Soft Bigotry, Meet Low Expectations

(AP Photo/Gerald Herbert)

Republican presidential candidate, former Massachusetts Gov. Mitt Romney, greets supporters at his election watch party after winning the Michigan primary in Novi, Mich., Tuesday, Feb. 28, 2012.

The only way Michigan could not have hurt Mitt Romney's bid for the GOP nomination was if he surpassed expectations and won big. An eight- or nine-point margin would have shown that Romney wasn't as weak as he looked; as with his win in Florida, in which the former Massachusetts governor won by 14.5 percentage points, it would have assured GOP leaders that despite weeks of bad news and worse performance, Romney can still turn himself around.

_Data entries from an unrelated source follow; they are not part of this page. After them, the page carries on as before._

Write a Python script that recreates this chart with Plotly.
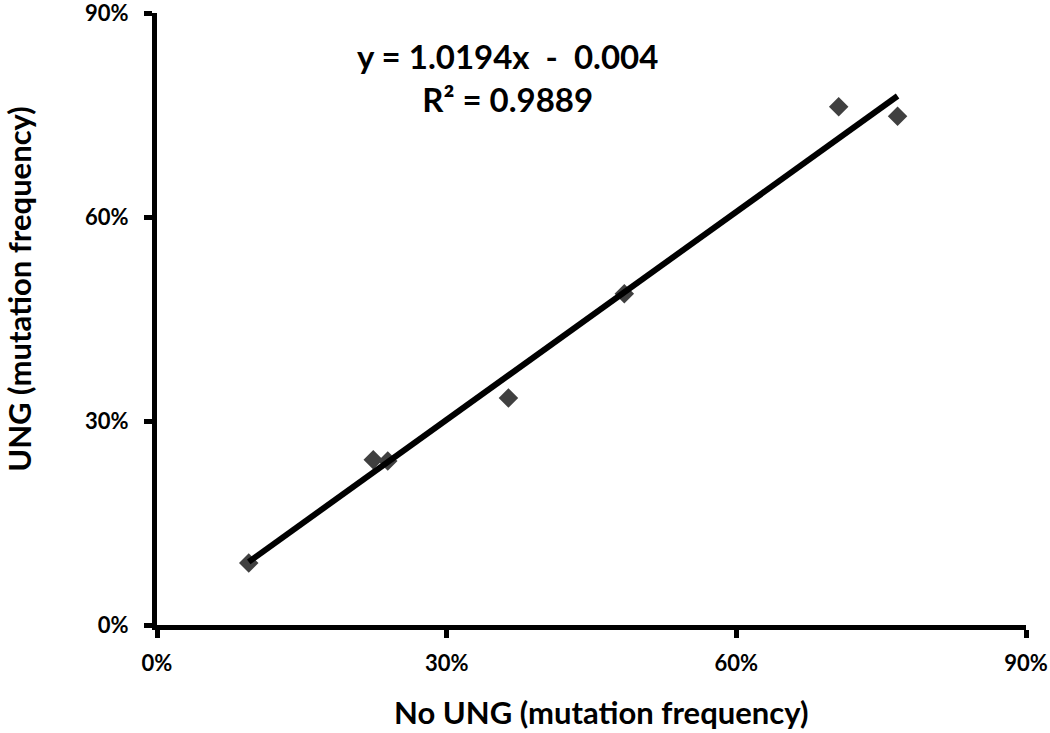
import numpy as np
import plotly.graph_objects as go

# mutation frequency, fraction of reads
no_ung = [0.095, 0.224, 0.239, 0.364, 0.484, 0.706, 0.767]
ung = [0.091, 0.243, 0.241, 0.334, 0.487, 0.762, 0.748]

# linear fit reported on the chart
slope = 1.0194
intercept = -0.004
r_squared = 0.9889

tick_vals = [0, 0.3, 0.6, 0.9]

FONT = "Lato"
INK = "#000000"
MARKER_GRAY = "#404040"

# trend line spans the range of the data
fit_x = np.array([min(no_ung), max(no_ung)])
fit_y = slope * fit_x + intercept

fig = go.Figure()

fig.add_trace(
    go.Scatter(
        x=no_ung,
        y=ung,
        mode="markers",
        marker={"symbol": "diamond", "size": 15, "color": MARKER_GRAY},
        showlegend=False,
        hoverinfo="x+y",
    )
)
fig.add_trace(
    go.Scatter(
        x=fit_x,
        y=fit_y,
        mode="lines",
        line={"color": INK, "width": 6},
        showlegend=False,
        hoverinfo="skip",
    )
)

axis_style = {
    "range": [0, 0.9],
    "tickvals": tick_vals,
    "tickformat": ".0%",
    "showgrid": False,
    "zeroline": False,
    "showline": True,
    "linecolor": INK,
    "linewidth": 5,
    "ticks": "outside",
    "ticklen": 8,
    "tickwidth": 5,
    "tickcolor": INK,
    "automargin": False,
    "ticklabeloverflow": "allow",
    "tickfont": {"family": FONT, "size": 22, "color": INK, "weight": "bold"},
}

fig.update_layout(
    width=1050,
    height=733,
    margin={"l": 157, "r": 24, "t": 13, "b": 108},
    plot_bgcolor="white",
    paper_bgcolor="white",
    font={"family": FONT, "color": INK},
    xaxis={**axis_style, "ticklabelstandoff": 7},
    yaxis={**axis_style, "ticklabelstandoff": 11},
)

# axis titles as annotations: in the original they sit off-centre
fig.add_annotation(
    x=0.511,
    y=-0.142,
    xref="paper",
    yref="paper",
    text="<b>No UNG (mutation frequency)</b>",
    showarrow=False,
    font={"family": FONT, "size": 31, "color": INK},
    xanchor="center",
    yanchor="middle",
)
fig.add_annotation(
    x=-0.159,
    y=0.549,
    xref="paper",
    yref="paper",
    text="<b>UNG (mutation frequency)</b>",
    textangle=-90,
    showarrow=False,
    font={"family": FONT, "size": 31, "color": INK},
    xanchor="center",
    yanchor="middle",
)

fig.add_annotation(
    x=0.363,
    y=0.805,
    xref="x",
    yref="y",
    text=f"<b>y = {slope}x  -  {abs(intercept)}</b><br><b>R² = {r_squared}</b>",
    showarrow=False,
    font={"family": FONT, "size": 33, "color": INK},
    align="center",
)

# page body margin would shift the fixed-size figure off the window
fig.write_html(
    "out.html",
    config={"displayModeBar": False},
    post_script="document.body.style.margin = '0';",
)
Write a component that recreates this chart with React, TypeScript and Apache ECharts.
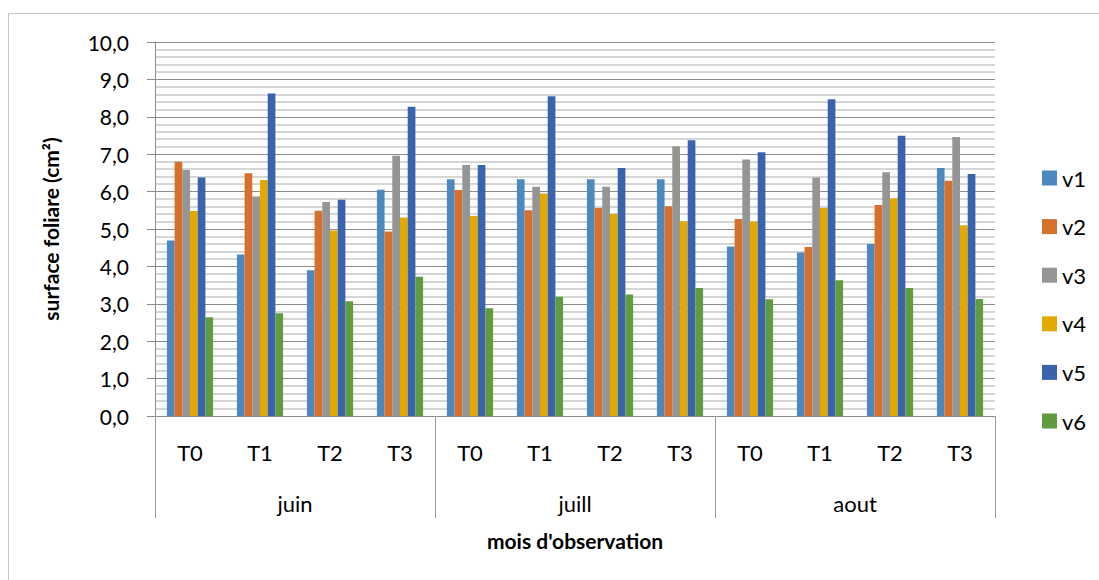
import React, { useEffect, useRef } from "react";
import * as echarts from "echarts";

const periods = ["T0", "T1", "T2", "T3", "T0", "T1", "T2", "T3", "T0", "T1", "T2", "T3"];
const months = ["juin", "juill", "aout"];
const seriesNames = ["v1", "v2", "v3", "v4", "v5", "v6"];
const colors = ["#4d89c0", "#d76f2d", "#959595", "#e3a900", "#3a63ad", "#609b3f"];

const v1 = [4.69, 4.32, 3.9, 6.05, 6.33, 6.33, 6.33, 6.33, 4.53, 4.37, 4.6, 6.63];
const v2 = [6.8, 6.49, 5.49, 4.93, 6.04, 5.5, 5.56, 5.61, 5.27, 4.52, 5.64, 6.29];
const v3 = [6.58, 5.87, 5.72, 6.96, 6.71, 6.13, 6.13, 7.21, 6.86, 6.38, 6.52, 7.46];
const v4 = [5.48, 6.31, 4.96, 5.31, 5.35, 5.95, 5.4, 5.21, 5.2, 5.56, 5.82, 5.1];
const v5 = [6.38, 8.62, 5.78, 8.27, 6.71, 8.55, 6.63, 7.37, 7.05, 8.47, 7.49, 6.47];
const v6 = [2.64, 2.75, 3.07, 3.72, 2.88, 3.19, 3.25, 3.42, 3.12, 3.63, 3.42, 3.13];
const seriesValues = [v1, v2, v3, v4, v5, v6];

const yTitle = "surface foliare (cm²)";
const xTitle = "mois d'observation";

const FONT = 'Lato, "Open Sans", "Noto Sans", sans-serif';

export default function App() {
  const ref = useRef<HTMLDivElement>(null);

  useEffect(() => {
    document.body.style.margin = "0";
    if (!ref.current) return;
    const chart = echarts.init(ref.current, null, { renderer: "svg" });
    const option: any = {
      animation: false,
      backgroundColor: "#ffffff",
      textStyle: { fontFamily: FONT },
      grid: { left: 155, right: 104, top: 42, bottom: 164, containLabel: false },
      legend: {
        orient: "vertical",
        left: 1037,
        top: 162,
        icon: "rect",
        itemWidth: 15,
        itemHeight: 15,
        itemGap: 26.6,
        textStyle: { fontFamily: FONT, fontSize: 22, color: "#000", lineHeight: 15 },
        data: seriesNames,
      },
      xAxis: [
        {
          type: "category",
          data: periods,
          position: "bottom",
          axisLine: { show: true, lineStyle: { color: "#8c8c8c", width: 1 } },
          axisTick: { show: false },
          axisLabel: { interval: 0, margin: 25, fontSize: 22, color: "#000", fontFamily: FONT },
          splitLine: { show: false },
        },
        {
          type: "category",
          data: months,
          position: "bottom",
          boundaryGap: true,
          axisLine: { show: false },
          axisTick: { show: true, interval: 0, length: 102, lineStyle: { color: "#9a9a9a", width: 1 } },
          axisLabel: { interval: 0, margin: 76, fontSize: 22, color: "#000", fontFamily: FONT },
          splitLine: { show: false },
          name: xTitle,
          nameLocation: "middle",
          nameGap: 114,
          nameTextStyle: { fontSize: 21, fontWeight: "bold", color: "#000", fontFamily: FONT },
        },
      ],
      yAxis: {
        type: "value",
        min: 0,
        max: 10,
        interval: 1,
        axisLine: { show: true, lineStyle: { color: "#8c8c8c", width: 1 } },
        axisTick: { show: true, length: 8, lineStyle: { color: "#8c8c8c" } },
        axisLabel: {
          margin: 26,
          fontSize: 21,
          color: "#000",
          fontFamily: FONT,
          formatter: (v: number) => v.toFixed(1).replace(".", ","),
        },
        splitLine: { show: true, lineStyle: { color: "#8c8c8c", width: 1 } },
        minorTick: { show: false, splitNumber: 5 },
        minorSplitLine: { show: true, lineStyle: { color: "#c8c8c8", width: 1.5 } },
        name: yTitle,
        nameLocation: "middle",
        nameGap: 94,
        nameRotate: 90,
        nameTextStyle: { fontSize: 21, fontWeight: "bold", color: "#000", fontFamily: FONT },
      },
      graphic: [
        {
          type: "rect",
          shape: { x: 8.5, y: 13.5, width: 1200, height: 700 },
          style: { fill: "none", stroke: "#c4c4c4", lineWidth: 1 },
          silent: true,
        },
      ],
      series: seriesNames.map((name, i) => ({
        name,
        type: "bar",
        xAxisIndex: 0,
        data: seriesValues[i],
        barGap: "0%",
        barCategoryGap: "34%",
        itemStyle: { color: colors[i] },
      })),
    };
    chart.setOption(option);
    return () => chart.dispose();
  }, []);

  return <div ref={ref} style={{ width: 1099, height: 580 }} />;
}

Last night, Romney won Michigan with 41 percent of the vote to Rick Santorum’s 38 percent—a narrow win, but a larger margin of victory than polls had predicted. This was a godsend for the former Massachusetts governor. Thanks to the three-point margin, Romney will avoid what would have been a hellish week of terrible media coverage in which pundits questioned the viability of his campaign, donors turned their attention elsewhere, and GOP leaders worked to draft a new candidate into the race in an effort to avoid the disaster of a Santorum nomination. George W. Bush coined “the soft bigotry of low expectations” as part of his pitch for No Child Left Behind, but it applies just as well as to what will happen to Romney in the press. Romney’s small win in Michigan will stand as a big victory because everyone anticipated the opposite.

Still, that the disaster scenario was conceivable is a sign of how far Romney has fallen in the last month. Remember, Michigan was supposed to be an easy victory for Romney, who grew up there and whose father was one of the most prominent politicians the state has ever produced. He won the primary there in 2008 with 38 percent of the vote, and when it became clear that Santorum had a shot at winning, Romney jammed millions of dollars onto the airwaves, swamping Michigan residents with attacks on the former Pennsylvania senator. What’s more, he had help in the form of Santorum himself, whose performance at last week’s debate was lousy, and who proceeded to damage himself with comments on the separation of church and state (he hates it), college education (also hates it), and contraceptives (still hates them).

Despite all of this, Romney barely held on against Santorum even though the former Pennsylvania senator's shoestring operation has been underfunded since the beginning, and he continues to stand as one of the most unpopular politicians in America. Santorum's signature achievement as a public figure is an 18-point drubbing in the 2006 midterm elections, and a name synonymous with things the Prospect can’t print.

While Michigan settled the question of Romney’s place in the Republican presidential primary—he’s still the front-runner—it left a crucial part of the status quo in place: No one knows if Romney can actually appeal to conservative voters. The exit polls from last night suggest that it’s still a long journey for the former Massachusetts governor. Of the 30 percent of voters who described themselves as “very conservative,” half went for Santorum, while 36 percent gave their support to Romney. The only thing that kept Santorum from expanding his margin among those voters was Newt Gingrich, who earned 7 percent of their support. Had he dropped out, there’s no doubt that Santorum would have been the beneficiary.

In addition to his trouble with conservative voters, Romney is also on thin ice with white, working-class voters, who form a core part of the Republican coalition. Santorum did better among every group of voters who make less than $100,000 a year, while Romney cleaned house with higher-income voters, winning 46 percent of those who made between $100,000 and $200,000 and winning 55 percent of those who made $200,000 or more. Romney lost among Protestants, who gave 42 percent support to Santorum, and those who say that the religious beliefs of candidates matter “a great deal”—63 percent broke in favor of Santorum. These results bode poorly for Romney’s performance in the Southern Republican primaries, which will be dominated by conservative, religious, lower-income whites.

Romney’s win in Michigan is, in the end, another data point that supports the key takeaway of his entire candidacy: Mitt Romney is much, much weaker than anyone expected. His campaign performances are poor, his wins are dirty, and—win or lose—he leaves every state with more people who just don’t like him. There are plenty of other presidential candidates for which you could have said the same thing. But for a presidential hopeful, they aren’t the best company.